» **Stated problem**
Which lines hold the word "React"? Show each of them.
[begin Data shown]
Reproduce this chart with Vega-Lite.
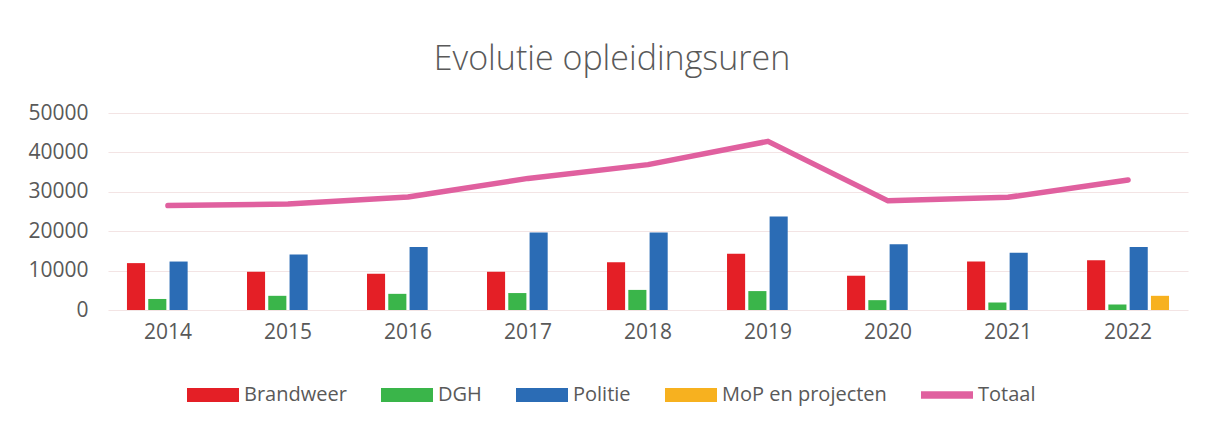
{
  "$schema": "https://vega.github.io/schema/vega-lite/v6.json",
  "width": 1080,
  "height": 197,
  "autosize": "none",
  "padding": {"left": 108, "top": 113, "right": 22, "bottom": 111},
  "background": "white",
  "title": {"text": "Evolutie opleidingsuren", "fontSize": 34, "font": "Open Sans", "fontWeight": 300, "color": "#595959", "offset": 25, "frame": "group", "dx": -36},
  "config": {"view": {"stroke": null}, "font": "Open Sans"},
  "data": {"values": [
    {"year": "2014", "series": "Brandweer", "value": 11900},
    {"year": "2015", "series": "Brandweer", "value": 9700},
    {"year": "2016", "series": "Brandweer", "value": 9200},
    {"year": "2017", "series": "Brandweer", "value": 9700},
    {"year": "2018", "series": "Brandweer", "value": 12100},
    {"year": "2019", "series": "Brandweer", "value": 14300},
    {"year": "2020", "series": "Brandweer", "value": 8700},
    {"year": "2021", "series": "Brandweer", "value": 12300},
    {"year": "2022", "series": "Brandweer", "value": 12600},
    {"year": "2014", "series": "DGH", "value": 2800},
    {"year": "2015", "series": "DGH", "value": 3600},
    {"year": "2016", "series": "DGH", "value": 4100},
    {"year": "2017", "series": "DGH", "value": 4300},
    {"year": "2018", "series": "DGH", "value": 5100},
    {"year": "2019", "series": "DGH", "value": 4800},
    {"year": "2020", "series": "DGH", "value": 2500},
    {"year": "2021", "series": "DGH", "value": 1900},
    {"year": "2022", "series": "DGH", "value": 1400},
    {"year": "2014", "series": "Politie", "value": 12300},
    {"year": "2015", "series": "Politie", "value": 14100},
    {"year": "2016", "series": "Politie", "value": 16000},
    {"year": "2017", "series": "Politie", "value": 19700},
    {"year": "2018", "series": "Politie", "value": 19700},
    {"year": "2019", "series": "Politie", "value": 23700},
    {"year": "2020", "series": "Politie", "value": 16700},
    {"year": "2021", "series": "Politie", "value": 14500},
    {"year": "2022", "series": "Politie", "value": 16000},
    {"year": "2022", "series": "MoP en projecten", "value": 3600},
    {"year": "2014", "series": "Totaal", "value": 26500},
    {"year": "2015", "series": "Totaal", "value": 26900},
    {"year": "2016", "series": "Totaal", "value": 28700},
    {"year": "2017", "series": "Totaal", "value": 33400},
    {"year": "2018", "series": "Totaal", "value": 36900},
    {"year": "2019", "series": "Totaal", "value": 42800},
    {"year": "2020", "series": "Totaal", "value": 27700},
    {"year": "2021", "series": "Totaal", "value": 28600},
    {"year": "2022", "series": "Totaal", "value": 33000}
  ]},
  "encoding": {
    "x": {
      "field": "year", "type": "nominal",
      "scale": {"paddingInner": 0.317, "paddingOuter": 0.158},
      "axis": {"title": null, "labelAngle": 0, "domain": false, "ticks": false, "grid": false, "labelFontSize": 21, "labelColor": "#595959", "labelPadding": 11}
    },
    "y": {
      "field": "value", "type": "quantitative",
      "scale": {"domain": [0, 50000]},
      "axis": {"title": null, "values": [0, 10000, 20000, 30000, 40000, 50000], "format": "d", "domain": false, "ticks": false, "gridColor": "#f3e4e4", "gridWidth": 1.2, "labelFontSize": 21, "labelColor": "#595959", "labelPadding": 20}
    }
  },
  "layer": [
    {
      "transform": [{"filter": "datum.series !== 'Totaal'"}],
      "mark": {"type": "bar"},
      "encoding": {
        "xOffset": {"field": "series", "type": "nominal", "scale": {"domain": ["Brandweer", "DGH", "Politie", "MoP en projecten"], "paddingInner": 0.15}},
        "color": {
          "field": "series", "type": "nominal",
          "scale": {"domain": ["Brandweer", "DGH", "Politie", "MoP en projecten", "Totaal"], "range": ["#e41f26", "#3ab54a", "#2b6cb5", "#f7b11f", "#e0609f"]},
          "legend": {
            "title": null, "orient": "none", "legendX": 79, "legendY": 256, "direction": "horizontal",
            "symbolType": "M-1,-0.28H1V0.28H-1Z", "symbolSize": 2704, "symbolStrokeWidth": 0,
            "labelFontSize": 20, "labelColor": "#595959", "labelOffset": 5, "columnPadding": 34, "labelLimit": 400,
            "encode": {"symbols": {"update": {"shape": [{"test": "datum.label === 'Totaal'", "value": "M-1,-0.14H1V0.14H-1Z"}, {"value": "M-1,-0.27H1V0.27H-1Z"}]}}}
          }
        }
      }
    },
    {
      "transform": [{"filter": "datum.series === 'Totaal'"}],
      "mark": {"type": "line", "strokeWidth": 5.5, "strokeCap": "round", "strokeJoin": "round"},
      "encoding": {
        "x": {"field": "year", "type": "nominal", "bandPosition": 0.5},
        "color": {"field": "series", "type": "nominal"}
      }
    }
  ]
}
[end Data shown]
[begin Data shown]
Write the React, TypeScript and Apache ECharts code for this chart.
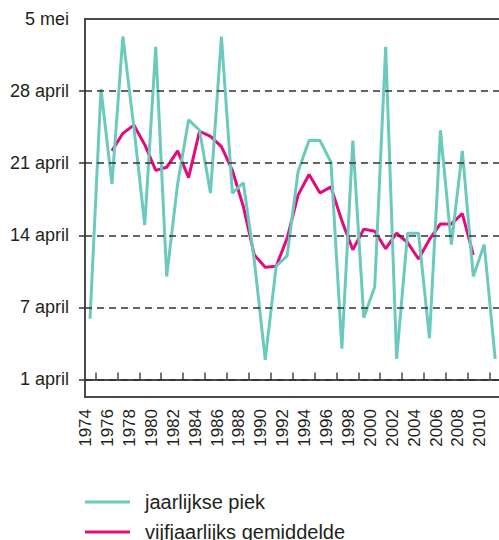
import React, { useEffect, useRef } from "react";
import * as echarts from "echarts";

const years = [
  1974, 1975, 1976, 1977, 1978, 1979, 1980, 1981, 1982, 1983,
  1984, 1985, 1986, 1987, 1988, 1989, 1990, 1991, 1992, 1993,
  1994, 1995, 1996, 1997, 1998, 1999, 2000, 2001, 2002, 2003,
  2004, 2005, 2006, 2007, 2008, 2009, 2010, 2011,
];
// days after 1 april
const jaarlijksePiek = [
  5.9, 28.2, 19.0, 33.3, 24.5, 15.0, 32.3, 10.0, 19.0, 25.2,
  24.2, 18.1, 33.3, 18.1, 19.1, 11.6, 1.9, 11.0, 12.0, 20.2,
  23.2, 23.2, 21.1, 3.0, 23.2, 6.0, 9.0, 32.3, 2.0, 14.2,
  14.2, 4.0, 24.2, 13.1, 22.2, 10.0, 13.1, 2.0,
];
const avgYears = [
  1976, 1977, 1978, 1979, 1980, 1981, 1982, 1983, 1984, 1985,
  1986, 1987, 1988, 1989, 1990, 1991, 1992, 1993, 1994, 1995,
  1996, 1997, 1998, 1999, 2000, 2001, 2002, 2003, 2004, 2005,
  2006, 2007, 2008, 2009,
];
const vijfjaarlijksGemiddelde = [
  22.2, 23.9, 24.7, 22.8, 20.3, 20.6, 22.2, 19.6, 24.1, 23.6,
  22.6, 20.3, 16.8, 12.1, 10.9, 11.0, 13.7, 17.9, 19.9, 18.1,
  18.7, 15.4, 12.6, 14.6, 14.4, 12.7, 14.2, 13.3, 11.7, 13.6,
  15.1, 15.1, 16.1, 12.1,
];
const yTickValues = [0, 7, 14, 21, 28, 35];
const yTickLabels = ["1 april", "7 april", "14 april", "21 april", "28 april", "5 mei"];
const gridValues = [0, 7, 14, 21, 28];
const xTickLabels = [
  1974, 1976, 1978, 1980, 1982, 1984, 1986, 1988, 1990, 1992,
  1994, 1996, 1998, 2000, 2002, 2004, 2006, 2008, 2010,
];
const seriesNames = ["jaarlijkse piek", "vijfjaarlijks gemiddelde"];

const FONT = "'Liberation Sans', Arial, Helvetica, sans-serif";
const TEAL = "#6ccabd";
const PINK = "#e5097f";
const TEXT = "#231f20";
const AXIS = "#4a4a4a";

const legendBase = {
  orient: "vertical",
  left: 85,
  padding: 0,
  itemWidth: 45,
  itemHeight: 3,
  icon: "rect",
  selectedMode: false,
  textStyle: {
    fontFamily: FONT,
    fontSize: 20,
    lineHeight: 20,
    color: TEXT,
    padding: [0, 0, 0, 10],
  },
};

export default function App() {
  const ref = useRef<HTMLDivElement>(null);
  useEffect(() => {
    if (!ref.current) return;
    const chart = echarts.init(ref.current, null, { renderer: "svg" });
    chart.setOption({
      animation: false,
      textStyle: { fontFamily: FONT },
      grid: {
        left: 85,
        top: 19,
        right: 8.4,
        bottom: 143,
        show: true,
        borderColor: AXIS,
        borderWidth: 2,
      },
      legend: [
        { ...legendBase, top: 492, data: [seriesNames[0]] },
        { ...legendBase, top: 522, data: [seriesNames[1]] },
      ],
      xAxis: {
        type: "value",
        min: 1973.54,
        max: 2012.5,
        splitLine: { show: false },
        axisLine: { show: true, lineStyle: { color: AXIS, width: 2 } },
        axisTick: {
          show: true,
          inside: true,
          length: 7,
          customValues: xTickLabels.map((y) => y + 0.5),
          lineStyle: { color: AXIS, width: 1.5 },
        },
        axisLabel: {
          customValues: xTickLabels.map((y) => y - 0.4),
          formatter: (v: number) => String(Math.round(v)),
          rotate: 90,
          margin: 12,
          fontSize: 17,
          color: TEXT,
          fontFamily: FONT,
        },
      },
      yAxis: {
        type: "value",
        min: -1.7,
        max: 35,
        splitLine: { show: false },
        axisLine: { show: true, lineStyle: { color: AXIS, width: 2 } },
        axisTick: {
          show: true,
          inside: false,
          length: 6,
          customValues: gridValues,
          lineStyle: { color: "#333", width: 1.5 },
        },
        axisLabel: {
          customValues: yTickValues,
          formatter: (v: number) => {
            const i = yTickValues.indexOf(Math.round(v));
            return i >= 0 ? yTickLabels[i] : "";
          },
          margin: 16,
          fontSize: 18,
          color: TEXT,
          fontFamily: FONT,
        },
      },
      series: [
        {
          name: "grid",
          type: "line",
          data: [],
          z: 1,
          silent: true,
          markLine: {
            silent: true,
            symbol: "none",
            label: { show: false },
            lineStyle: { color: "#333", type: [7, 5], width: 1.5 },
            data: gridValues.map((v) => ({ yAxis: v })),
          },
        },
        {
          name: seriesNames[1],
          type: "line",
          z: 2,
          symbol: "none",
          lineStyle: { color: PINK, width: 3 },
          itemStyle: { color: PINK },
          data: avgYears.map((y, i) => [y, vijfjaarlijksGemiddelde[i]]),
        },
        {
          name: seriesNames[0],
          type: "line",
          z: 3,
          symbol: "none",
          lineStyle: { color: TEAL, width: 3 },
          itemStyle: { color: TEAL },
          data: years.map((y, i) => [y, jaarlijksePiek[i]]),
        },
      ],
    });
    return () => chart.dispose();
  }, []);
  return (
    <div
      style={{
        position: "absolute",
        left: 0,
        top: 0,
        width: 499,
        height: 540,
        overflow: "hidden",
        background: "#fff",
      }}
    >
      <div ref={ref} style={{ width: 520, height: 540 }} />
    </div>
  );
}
[end Data shown]
» **Completed exercise**
Write the React, TypeScript and Apache ECharts code for this chart.
import React, { useEffect, useRef } from "react";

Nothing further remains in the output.